Byte Order Mark (BOM) and Its Effect on String Length
Learn how the Byte Order Mark (U+FEFF) affects string length, why it appears at the start of files, and how to detect and handle it in your applications.
Detailed Explanation
The Byte Order Mark (BOM)
The Byte Order Mark (U+FEFF) is a special Unicode character that can appear at the beginning of a text file to indicate the encoding and byte order. It is invisible in most text editors but counts toward string length.
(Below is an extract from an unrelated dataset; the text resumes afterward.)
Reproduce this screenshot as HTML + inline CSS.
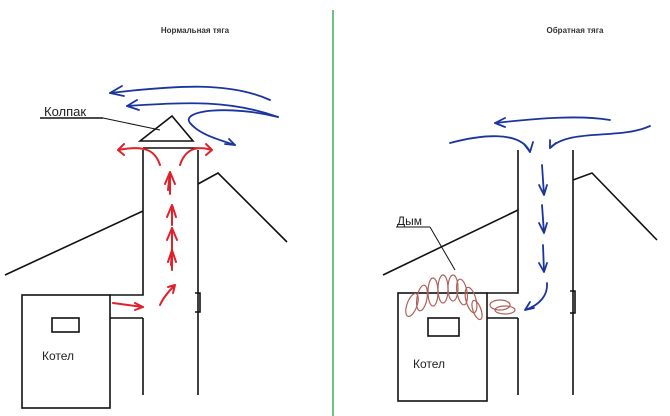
<!DOCTYPE html>
<html><head><meta charset="utf-8"><style>
html,body{margin:0;padding:0;background:#fff}
svg{display:block}
text{font-family:"Liberation Sans","DejaVu Sans",sans-serif}
</style></head><body>
<svg width="670" height="416" viewBox="0 0 670 416" xmlns="http://www.w3.org/2000/svg">
<rect width="670" height="416" fill="#fff"/>
<line x1="333" y1="10" x2="333" y2="416" stroke="#3fae5a" stroke-width="1.5"/>
<text x="195" y="33" font-family="Liberation Serif,serif" font-size="8" font-weight="bold" text-anchor="middle" fill="#333">Нормальная тяга</text>
<text x="575" y="33" font-family="Liberation Serif,serif" font-size="8" font-weight="bold" text-anchor="middle" fill="#333">Обратная тяга</text>

<g stroke="#111" stroke-width="1.6" fill="none">
<!-- left -->
<polyline points="143,150 143,295 110,295"/>
<polyline points="143,318 143,395"/>
<line x1="110" y1="318" x2="143" y2="318"/>
<line x1="198" y1="150" x2="198" y2="395"/>
<line x1="143" y1="148" x2="198" y2="148"/>
<polygon points="140,141 172,116 193,141"/>
<line x1="5" y1="275" x2="143" y2="211"/>
<polyline points="198,184 218,173 287,242"/>
<rect x="22" y="295" width="88" height="113"/>
<rect x="52" y="318" width="27" height="14"/>
<polyline points="195,293 200,293 200,312 195,312"/>
<line x1="40" y1="118" x2="103" y2="118"/>
<line x1="103" y1="118" x2="160" y2="130" stroke-width="1"/>
<!-- right -->
<polyline points="518,150 518,293 487,293"/>
<polyline points="518,318 518,395"/>
<line x1="487" y1="318" x2="518" y2="318"/>
<line x1="573" y1="150" x2="573" y2="395"/>
<line x1="383" y1="275" x2="518" y2="210"/>
<polyline points="573,180 592,173 657,240"/>
<rect x="398" y="293" width="89" height="108"/>
<rect x="428" y="318" width="31" height="18"/>
<polyline points="570,291 575,291 575,313 570,313"/>
<line x1="396" y1="227" x2="430" y2="227" stroke-width="1"/>
<line x1="430" y1="227" x2="455" y2="270" stroke-width="1"/>
</g>
<text x="44" y="116" font-size="13" fill="#222">Колпак</text>
<text x="42" y="360" font-size="12" fill="#222">Котел</text>
<text x="413" y="368" font-size="12" fill="#222">Котел</text>
<text x="397" y="225" font-size="12" fill="#222">Дым</text>

<g stroke="#1a35a0" stroke-width="1.8" fill="none" stroke-linecap="round">
<path d="M270,100 C230,82 180,85 110,93"/>
<path d="M110,93 l12,-7 M110,93 l14,3"/>
<path d="M278,117 C230,100 190,102 127,106"/>
<path d="M127,106 l10,-6 M127,106 l12,4"/>
<path d="M278,117 C230,105 180,110 190,123 C200,135 220,140 235,145"/>
<path d="M235,145 l-10,-1 M235,145 l-6,-6"/>
<path d="M610,120 C580,115 540,118 495,123"/>
<path d="M495,123 l10,-5 M495,123 l10,4"/>
<path d="M450,143 C480,135 520,130 530,152"/>
<path d="M530,152 l-6,-8 M530,152 l3,-10"/>
<path d="M650,126 C620,140 570,128 550,148"/>
<path d="M550,148 l0,-8 M550,148 l6,-5"/>
<path d="M542,165 l2,30 M544,195 l-5,-10 M544,195 l3,-10"/>
<path d="M542,205 l2,28 M544,233 l-5,-10 M544,233 l3,-10"/>
<path d="M543,245 l1,27 M544,272 l-5,-9 M544,272 l3,-9"/>
<path d="M547,283 C548,295 540,305 525,310 M525,310 l5,-8 M525,310 l9,-2"/>
</g>

<g stroke="#e0202a" stroke-width="2" fill="none" stroke-linecap="round">
<path d="M113,303 l30,4 M143,307 l-8,-4 M143,307 l-8,3"/>
<path d="M160,305 C163,298 170,290 175,285 M175,285 l-2,8 M175,285 l-7,2"/>
<path d="M172,250 l0,20 M172,250 l-4,12 M172,250 l4,12 M172,250 l-1,15"/>
<path d="M172,228 l0,22 M172,228 l-5,12 M172,228 l5,12"/>
<path d="M172,205 l0,20 M172,205 l-5,12 M172,205 l4,12"/>
<path d="M170,172 l0,22 M170,172 l-5,12 M170,172 l5,12 M170,172 l-2,18"/>
<path d="M160,165 C155,150 145,145 118,150 M118,150 l6,-6 M118,150 l6,5"/>
<path d="M180,165 C185,150 195,145 212,150 M212,150 l-6,-6 M212,150 l-6,5"/>
</g>

<g stroke="#b0605a" stroke-width="1.2" fill="none">
<ellipse cx="412" cy="305" rx="5" ry="12" transform="rotate(20 412 305)"/>
<ellipse cx="422" cy="298" rx="5" ry="13" transform="rotate(10 422 298)"/>
<ellipse cx="433" cy="292" rx="5" ry="14"/>
<ellipse cx="443" cy="289" rx="5" ry="14"/>
<ellipse cx="453" cy="288" rx="5" ry="13"/>
<ellipse cx="462" cy="292" rx="5" ry="13" transform="rotate(-10 462 292)"/>
<ellipse cx="471" cy="300" rx="5" ry="13" transform="rotate(-15 471 300)"/>
<ellipse cx="477" cy="310" rx="4" ry="10" transform="rotate(-20 477 310)"/>
<ellipse cx="500" cy="305" rx="10" ry="5"/>
<ellipse cx="505" cy="310" rx="10" ry="4"/>
</g>
</svg>
</body></html>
BOM Representation in Different Encodings
| Encoding | BOM Bytes | Hex |
|---|---|---|
| UTF-8 | 3 bytes | EF BB BF |
| UTF-16 BE | 2 bytes | FE FF |
| UTF-16 LE | 2 bytes | FF FE |
| UTF-32 BE | 4 bytes | 00 00 FE FF |
| UTF-32 LE | 4 bytes | FF FE 00 00 |
Impact on String Length
When you read a file with a BOM and the BOM is not stripped:
// File content: BOM + "Hello"
const text = "\uFEFFHello";
text.length; // 6 (not 5!)
text.charCodeAt(0); // 65279 (U+FEFF)
text[0] === "\uFEFF"; // true
The BOM adds:
- 1 to
.lengthand code point count - 3 bytes to UTF-8 size
- 2 bytes to UTF-16 size
- 4 bytes to UTF-32 size
Common BOM Problems
- JSON parsing failure:
JSON.parse("\uFEFFHello")throws an error because the BOM is not valid JSON - CSV first column corruption: The first field in a CSV file may start with the invisible BOM
- HTTP header issues: BOM before PHP
<?phptag causes "headers already sent" errors - String comparison failure:
"\uFEFFhello" !== "hello" - Hash mismatches: Same visible content produces different hashes with and without BOM
Detection and Removal
// Detect BOM
const hasBOM = str.charCodeAt(0) === 0xFEFF;
// Remove BOM
const clean = str.replace(/^\uFEFF/, "");
When BOM Is Useful
- UTF-16 files: BOM indicates byte order (big-endian vs little-endian), which is essential
- Windows Notepad: Saves UTF-8 files with BOM by default (a common source of problems)
- Excel CSV: Expects UTF-8 BOM to correctly interpret Unicode characters
Best Practice
For UTF-8 files on the web, do not use a BOM. The Unicode standard recommends against it for UTF-8 because UTF-8 has no byte-order ambiguity. If you receive files with a BOM, strip it during processing.
Use Case
When processing text files from different sources (Windows Notepad, Excel exports, legacy systems), detecting and handling the Byte Order Mark prevents parsing errors, hash mismatches, and invisible character issues in data pipelines.